Another prevalent form of hacking is phishing emails, in which the hacker impersonates a trustworthy figure in order to gain credit card or other account information. While phishing emails were easily identified due to grammar or spelling errors in the past, hackers can now copy and paste a real corporate email and send it to anyone. Some hints indicating a potential phishing email include a sense of urgency prompting you to follow the instructions in the email, an attachment or download or an illegitimate sender email address. To avoid clicking links, you should hover over the link and investigate the domain of the address: look out for words that aren’t relevant to the link’s destination in the domain.
For better internet security, there are steps you can take now.
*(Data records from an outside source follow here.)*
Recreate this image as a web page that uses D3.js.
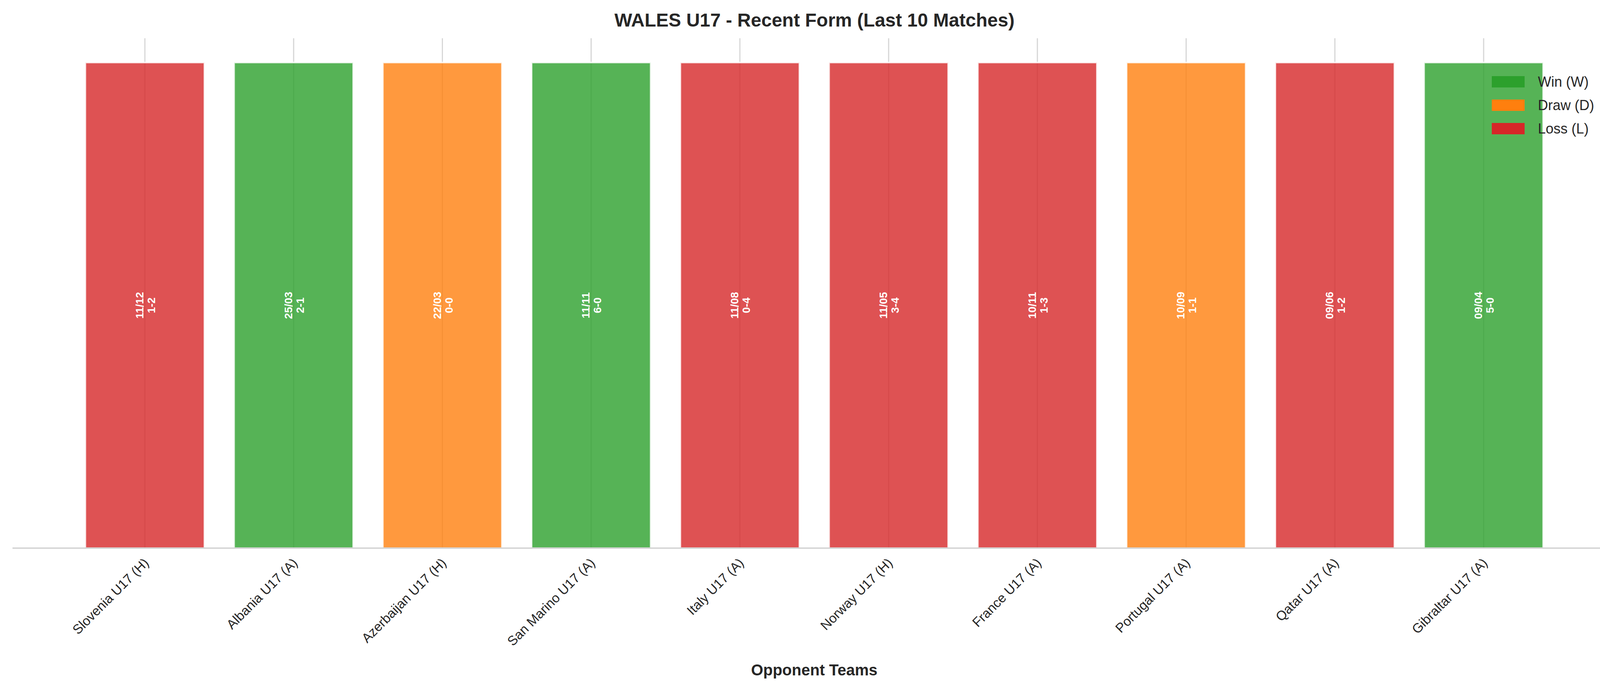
<!DOCTYPE html>
<html><head><meta charset="utf-8">
<script src="https://cdn.jsdelivr.net/npm/d3@7"></script>
<style>body{margin:0;background:#fff}</style></head>
<body><svg id="c" width="4170" height="1770"></svg>
<script>
const opponents=["Slovenia U17 (H)","Albania U17 (A)","Azerbaijan U17 (H)","San Marino U17 (A)","Italy U17 (A)","Norway U17 (H)","France U17 (A)","Portugal U17 (A)","Qatar U17 (A)","Gibraltar U17 (A)"];
const results=["L","W","D","W","L","L","L","D","L","W"];
const dates=["11/12","25/03","22/03","11/11","11/08","11/05","10/11","10/09","09/06","09/04"];
const scores=["1-2","2-1","0-0","6-0","0-4","3-4","1-3","1-1","1-2","5-0"];
const barValue=[1,1,1,1,1,1,1,1,1,1];
const legendLabels=["Win (W)","Draw (D)","Loss (L)"];
const colors={W:"#2ca02c",D:"#ff7f0e",L:"#d62728"};

(function(){
const svg=d3.select("#c");
const F="Liberation Sans, Arial, sans-serif";
const pl=32,pr=4137,pt=98,pb=1404;
const x=d3.scaleLinear().domain([-0.89,9.89]).range([pl,pr]);
const y=d3.scaleLinear().domain([0,1.05]).range([pb,pt]);
const bw=x(0.8)-x(0);
svg.append("g").selectAll("line").data(opponents).join("line")
 .attr("x1",(d,i)=>x(i)).attr("x2",(d,i)=>x(i)).attr("y1",pt).attr("y2",pb)
 .attr("stroke","#b0b0b0").attr("stroke-width",3).attr("opacity",0.5);
svg.append("g").selectAll("rect").data(barValue).join("rect")
 .attr("x",(d,i)=>x(i-0.4)).attr("width",bw).attr("y",d=>y(d)).attr("height",d=>y(0)-y(d))
 .attr("fill",(d,i)=>colors[results[i]]).attr("fill-opacity",0.8)
 .attr("stroke","#fff").attr("stroke-width",4).attr("stroke-opacity",0.8);
svg.append("line").attr("x1",pl).attr("x2",pr).attr("y1",pb).attr("y2",pb).attr("stroke","#cccccc").attr("stroke-width",3);
const lab=svg.append("g").selectAll("text").data(barValue).join("text")
 .attr("transform",(d,i)=>`translate(${x(i)},${y(d/2)}) rotate(-90)`)
 .attr("text-anchor","middle").attr("fill","#fff").attr("font-family",F).attr("font-weight","bold").attr("font-size",28);
lab.append("tspan").attr("x",0).attr("dy",-4).text((d,i)=>dates[i]);
lab.append("tspan").attr("x",0).attr("dy",30).text((d,i)=>scores[i]);
svg.append("g").selectAll("text").data(opponents).join("text")
 .attr("transform",(d,i)=>`translate(${x(i)+12},${pb+40}) rotate(-45)`)
 .attr("text-anchor","end").attr("font-family",F).attr("font-size",34).attr("fill","#262626").text(d=>d);
svg.append("text").attr("x",2085).attr("y",68).attr("text-anchor","middle").attr("font-family",F).attr("font-weight","bold").attr("font-size",48).attr("fill","#262626").text("WALES U17 - Recent Form (Last 10 Matches)");
svg.append("text").attr("x",(pl+pr)/2).attr("y",1730).attr("text-anchor","middle").attr("font-family",F).attr("font-weight","bold").attr("font-size",40).attr("fill","#262626").text("Opponent Teams");
const lg=svg.append("g").selectAll("g").data(legendLabels).join("g").attr("transform",(d,i)=>`translate(3819,${195+i*60})`);
lg.append("rect").attr("width",84).attr("height",29).attr("fill",(d,i)=>colors[["W","D","L"][i]]);
lg.append("text").attr("x",118).attr("y",27).attr("font-family",F).attr("font-size",36).attr("fill","#262626").text(d=>d);
})();
</script></body></html>
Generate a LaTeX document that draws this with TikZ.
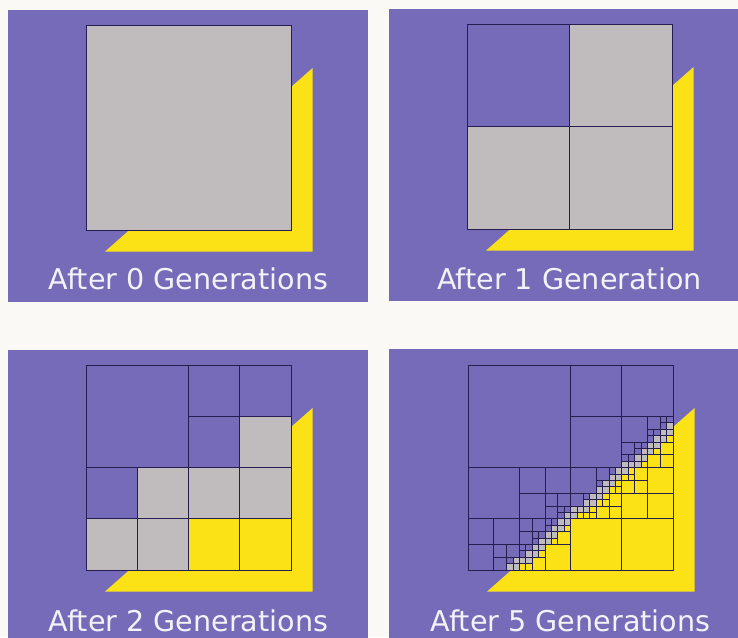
\documentclass[tikz,border=0pt]{standalone}
\usepackage{fontspec}
\setmainfont{DejaVu Sans}
\usepackage{tikz}
\definecolor{pagebg}{RGB}{250,249,246}
\definecolor{panelfill}{RGB}{117,107,184}
\definecolor{cellline}{RGB}{38,30,78}
\definecolor{mixfill}{RGB}{192,188,190}
\definecolor{infill}{RGB}{250,226,22}
\definecolor{capcolor}{RGB}{244,242,248}
\tikzset{
  panel/.style   = {fill=panelfill},
  backtri/.style = {fill=infill},
  outcell/.style = {draw=cellline, line width=0.7pt},
  mixcell/.style = {outcell, fill=mixfill},
  incell/.style  = {outcell, fill=infill},
  caption/.style = {text=capcolor, font=\fontsize{28.6}{30}\selectfont,
                    anchor=base, inner sep=0pt},
}
% one quadtree cell: x0, y0, size, levels left
\newcommand\qtcell[4]{%
  \begingroup
  \pgfmathtruncatemacro\qtkind{(#2+#3<=hyp(#1)) ? 1 : ((#2>=hyp(#1+#3)) ? 2 : 0)}%
  \ifnum\qtkind=1
    \path[incell] (#1,#2) rectangle ++(#3,#3);
  \else\ifnum\qtkind=2
    \path[outcell] (#1,#2) rectangle ++(#3,#3);
  \else\ifnum#4=0
    \path[mixcell] (#1,#2) rectangle ++(#3,#3);
  \else
    \pgfmathsetmacro\qth{#3/2}%
    \pgfmathsetmacro\qtxm{#1+#3/2}%
    \pgfmathsetmacro\qtym{#2+#3/2}%
    \pgfmathtruncatemacro\qtlev{#4-1}%
    \edef\qtnext{%
      \noexpand\qtcell{#1}{#2}{\qth}{\qtlev}%
      \noexpand\qtcell{\qtxm}{#2}{\qth}{\qtlev}%
      \noexpand\qtcell{#1}{\qtym}{\qth}{\qtlev}%
      \noexpand\qtcell{\qtxm}{\qtym}{\qth}{\qtlev}}%
    \qtnext
  \fi\fi\fi
  \endgroup}
% triangle behind the square, then its cells
\newcommand\qtpanel[2]{%
  \begin{scope}[shift={#1}, x=205pt, y=205pt]
    \fill[backtri] (0.093,-0.105) -- (1.105,-0.105) -- (1.105,0.79) -- cycle;
    \qtcell{0}{0}{1}{#2}
  \end{scope}}

\begin{document}
\begin{tikzpicture}[x=1pt, y=1pt,
    declare function={hyp(\t)=-0.105+0.884*(\t-0.093);}]
    \clip (0,0) rectangle (738,637);
    \fill[pagebg] (0,0) rectangle (738,637);
    % Row 1: generations 0 and 1
    \fill[panel] (8,335) rectangle (368,627);
    \qtpanel{(86pt,407pt)}{0}
    \node[caption] (g0) at (188.5,347) {After 0 Generations};
    \fill[panel] (389,336) rectangle (749,628);
    \qtpanel{(467pt,408pt)}{1}
    \node[caption] (g1) at (569.5,347) {After 1 Generation};
    % Row 2: generations 2 and 5
    \fill[panel] (8,-10) rectangle (368,287);
    \qtpanel{(86pt,67pt)}{2}
    \node[caption] (g2) at (188.5,6) {After 2 Generations};
    \fill[panel] (389,-10) rectangle (749,288);
    \qtpanel{(468pt,67pt)}{5}
    \node[caption] (g5) at (570.5,6) {After 5 Generations};
\end{tikzpicture}
\end{document}
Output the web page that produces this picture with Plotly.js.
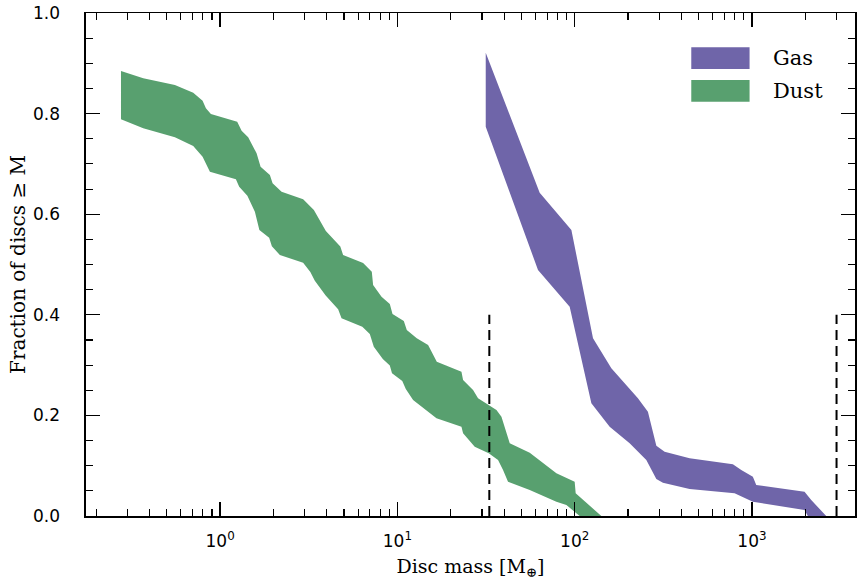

First, you should make sure that you always install the latest updates to your operating systems, according to Bowman.
“The updates usually contain security updates, because hackers have found out how to break into older versions of software, then the maker of the software releases an update,” Bowman said. “So if you don’t update, then you’re going to be vulnerable.”
You should also be prepared with up-to-date backups of your information so that if you lose your data, you still have access to it and don’t need to pay ransom if it’s ransomware.
In order to keep track of difficult passwords and generate long passwords with numbers, letters and special characters, using a password manager like Dashlane is useful.
Additionally, you can choose to use search engines that don’t track your searches like DuckDuckGo, which computer science teacher David Greenstein uses. In the case of a compromised WiFi network, wherein the WiFi is tapped by an external source, using a VPN (Virtual Private Network) is suggested to reinforce private activity. In cases of your camera being hacked, you can follow Greenstein’s example of covering the camera on your computer, phone or tablet with something as simple as a post-it note. It is a good idea to install anti-virus software, especially if you use a PC computer.
For Greenstein, upholding ‘netiquette’ (net etiquette) is important for proper internet safety, especially about what you put online.
“If you’re communicating over Facebook or any of these big companies, expect that you’re going to see this information be around forever — it’s just going to be there,” Greenstein said. “So if you type an email, think about what you do. Or if you post something on Facebook, just realize that those pictures are going to be around, those words are going to be around for a long time.”
While the permanence of what you put on the internet is readily apparent, Greenstein elaborates on the less noticeable mindset focused on technological convenience.
“I think that most people are sort of blind to this … we like the convenience so much that we’re willing to give up some privacy to do that,” Greenstein said. “And I see that the younger generation essentially is willing to give a lot more privacy, because you like the conveniences that you get from it all. And you don’t see any repercussions from what you’re giving away. We won’t see it for a while. So I suspect what’s going to happen is that people are going to find out that they compromised information years ago, when you get older, and you’ll have what I’ll call regrets.”